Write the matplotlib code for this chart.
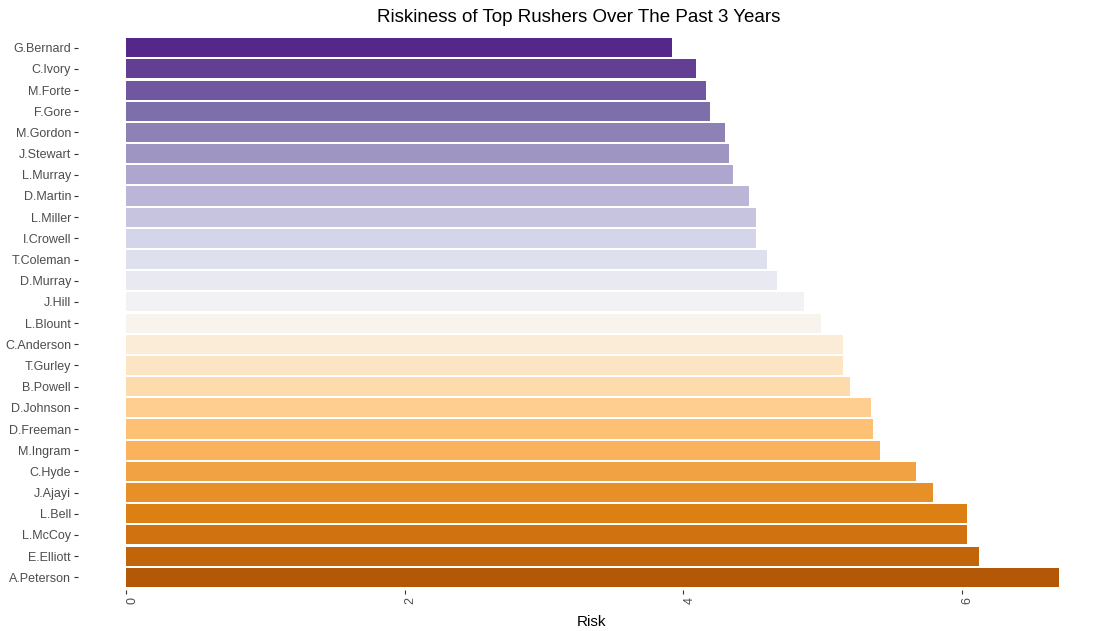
import matplotlib
matplotlib.use("Agg")
import matplotlib.pyplot as plt
from matplotlib.colors import LinearSegmentedColormap
import numpy as np

plt.rcParams['font.family'] = ['Liberation Sans', 'DejaVu Sans']

# top to bottom, as in the picture
players = ["G.Bernard", "C.Ivory", "M.Forte", "F.Gore", "M.Gordon", "J.Stewart",
           "L.Murray", "D.Martin", "L.Miller", "I.Crowell", "T.Coleman", "D.Murray",
           "J.Hill", "L.Blount", "C.Anderson", "T.Gurley", "B.Powell", "D.Johnson",
           "D.Freeman", "M.Ingram", "C.Hyde", "J.Ajayi", "L.Bell", "L.McCoy",
           "E.Elliott", "A.Peterson"]
risk = [3.92, 4.09, 4.16, 4.19, 4.30, 4.33, 4.36, 4.47, 4.52, 4.52, 4.60, 4.67,
        4.87, 4.99, 5.15, 5.15, 5.20, 5.35, 5.36, 5.41, 5.67, 5.79, 6.04, 6.04,
        6.12, 6.70]

# PuOr (9 classes), orange end first
puor9 = ["#b35806", "#e08214", "#fdb863", "#fee0b6", "#f7f7f7",
         "#d8daeb", "#b2abd2", "#8073ac", "#542788"]
cmap = LinearSegmentedColormap.from_list("puor", puor9)

n = len(players)
ypos = np.arange(n)[::-1]          # first player at the top
kolors = [cmap(1 - i / (n - 1)) for i in range(n)]

W, H = 1114, 631
fig = plt.figure(figsize=(W / 100, H / 100), dpi=100)
# panel like ggplot: 5% expansion left of zero, 0.6 on the discrete axis
ax = fig.add_axes([78 / W, 1 - 590 / H, (1106 - 78) / W, (590 - 35) / H])

ax.barh(ypos, risk, height=0.9, color=kolors)
ax.set_xlim(-0.345, 7.035)
ax.set_ylim(-0.6, n - 0.4)

ax.set_yticks(ypos)
ax.set_yticklabels(players)
ax.set_xticks([0, 2, 4, 6])
ax.set_xticklabels(["0", "2", "4", "6"], rotation=90, ha='left')
ax.tick_params(axis='both', colors='#333333', labelcolor='#4d4d4d', labelsize=9,
               length=3, width=0.8)
ax.tick_params(axis='x', pad=2)
ax.tick_params(axis='y', pad=2)

for s in ax.spines.values():
    s.set_visible(False)

ax.set_xlabel("Risk", fontsize=11, color='black', labelpad=8)
fig.text(579 / W, 1 - 18 / H, "Riskiness of Top Rushers Over The Past 3 Years",
         fontsize=13.5, ha='center', va='center')

fig.savefig("out.png", dpi=100)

--

Would you reproduce the lines above, from the very first through the line containing "6.12, 6.70]", exactly and without the pictures?

Write the matplotlib code for this chart.
import matplotlib
matplotlib.use("Agg")
import matplotlib.pyplot as plt
from matplotlib.colors import LinearSegmentedColormap
import numpy as np

plt.rcParams['font.family'] = ['Liberation Sans', 'DejaVu Sans']

# top to bottom, as in the picture
players = ["G.Bernard", "C.Ivory", "M.Forte", "F.Gore", "M.Gordon", "J.Stewart",
           "L.Murray", "D.Martin", "L.Miller", "I.Crowell", "T.Coleman", "D.Murray",
           "J.Hill", "L.Blount", "C.Anderson", "T.Gurley", "B.Powell", "D.Johnson",
           "D.Freeman", "M.Ingram", "C.Hyde", "J.Ajayi", "L.Bell", "L.McCoy",
           "E.Elliott", "A.Peterson"]
risk = [3.92, 4.09, 4.16, 4.19, 4.30, 4.33, 4.36, 4.47, 4.52, 4.52, 4.60, 4.67,
        4.87, 4.99, 5.15, 5.15, 5.20, 5.35, 5.36, 5.41, 5.67, 5.79, 6.04, 6.04,
        6.12, 6.70]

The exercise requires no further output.